— SUPPLIED DATA —
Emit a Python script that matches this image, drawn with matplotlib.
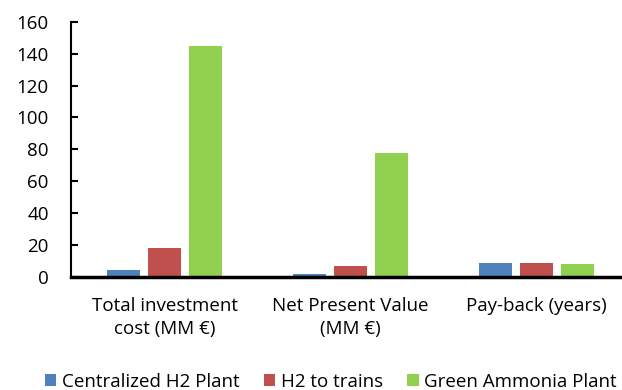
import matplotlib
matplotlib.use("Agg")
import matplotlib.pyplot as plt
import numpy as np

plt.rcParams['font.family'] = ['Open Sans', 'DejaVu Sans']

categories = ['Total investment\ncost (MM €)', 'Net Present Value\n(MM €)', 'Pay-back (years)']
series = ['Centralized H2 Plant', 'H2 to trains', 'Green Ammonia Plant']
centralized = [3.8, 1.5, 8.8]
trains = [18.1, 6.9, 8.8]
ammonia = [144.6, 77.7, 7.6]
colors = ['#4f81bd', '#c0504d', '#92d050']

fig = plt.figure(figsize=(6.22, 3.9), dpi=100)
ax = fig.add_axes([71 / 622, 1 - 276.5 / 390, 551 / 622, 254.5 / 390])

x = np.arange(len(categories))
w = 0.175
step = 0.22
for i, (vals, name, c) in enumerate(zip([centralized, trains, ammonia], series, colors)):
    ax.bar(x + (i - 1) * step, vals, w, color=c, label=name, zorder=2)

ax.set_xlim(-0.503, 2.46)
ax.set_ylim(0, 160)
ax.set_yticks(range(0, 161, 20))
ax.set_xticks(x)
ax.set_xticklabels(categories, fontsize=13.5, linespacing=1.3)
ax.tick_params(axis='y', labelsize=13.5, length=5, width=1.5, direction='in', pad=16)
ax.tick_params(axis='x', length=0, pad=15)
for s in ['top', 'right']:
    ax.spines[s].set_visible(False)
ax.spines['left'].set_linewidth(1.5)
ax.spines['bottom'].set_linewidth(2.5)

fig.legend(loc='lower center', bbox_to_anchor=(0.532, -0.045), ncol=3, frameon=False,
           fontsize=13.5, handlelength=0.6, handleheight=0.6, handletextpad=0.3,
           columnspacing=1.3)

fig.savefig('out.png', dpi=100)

— TASK GOAL —
Write out an exact copy of the listing, first line through the line containing "columnspacing=1.3)", with the pictures left out.

— OUTPUT —
Emit a Python script that matches this image, drawn with matplotlib.
import matplotlib
matplotlib.use("Agg")
import matplotlib.pyplot as plt
import numpy as np

plt.rcParams['font.family'] = ['Open Sans', 'DejaVu Sans']

categories = ['Total investment\ncost (MM €)', 'Net Present Value\n(MM €)', 'Pay-back (years)']
series = ['Centralized H2 Plant', 'H2 to trains', 'Green Ammonia Plant']
centralized = [3.8, 1.5, 8.8]
trains = [18.1, 6.9, 8.8]
ammonia = [144.6, 77.7, 7.6]
colors = ['#4f81bd', '#c0504d', '#92d050']

fig = plt.figure(figsize=(6.22, 3.9), dpi=100)
ax = fig.add_axes([71 / 622, 1 - 276.5 / 390, 551 / 622, 254.5 / 390])

x = np.arange(len(categories))
w = 0.175
step = 0.22
for i, (vals, name, c) in enumerate(zip([centralized, trains, ammonia], series, colors)):
    ax.bar(x + (i - 1) * step, vals, w, color=c, label=name, zorder=2)

ax.set_xlim(-0.503, 2.46)
ax.set_ylim(0, 160)
ax.set_yticks(range(0, 161, 20))
ax.set_xticks(x)
ax.set_xticklabels(categories, fontsize=13.5, linespacing=1.3)
ax.tick_params(axis='y', labelsize=13.5, length=5, width=1.5, direction='in', pad=16)
ax.tick_params(axis='x', length=0, pad=15)
for s in ['top', 'right']:
    ax.spines[s].set_visible(False)
ax.spines['left'].set_linewidth(1.5)
ax.spines['bottom'].set_linewidth(2.5)

fig.legend(loc='lower center', bbox_to_anchor=(0.532, -0.045), ncol=3, frameon=False,
           fontsize=13.5, handlelength=0.6, handleheight=0.6, handletextpad=0.3,
           columnspacing=1.3)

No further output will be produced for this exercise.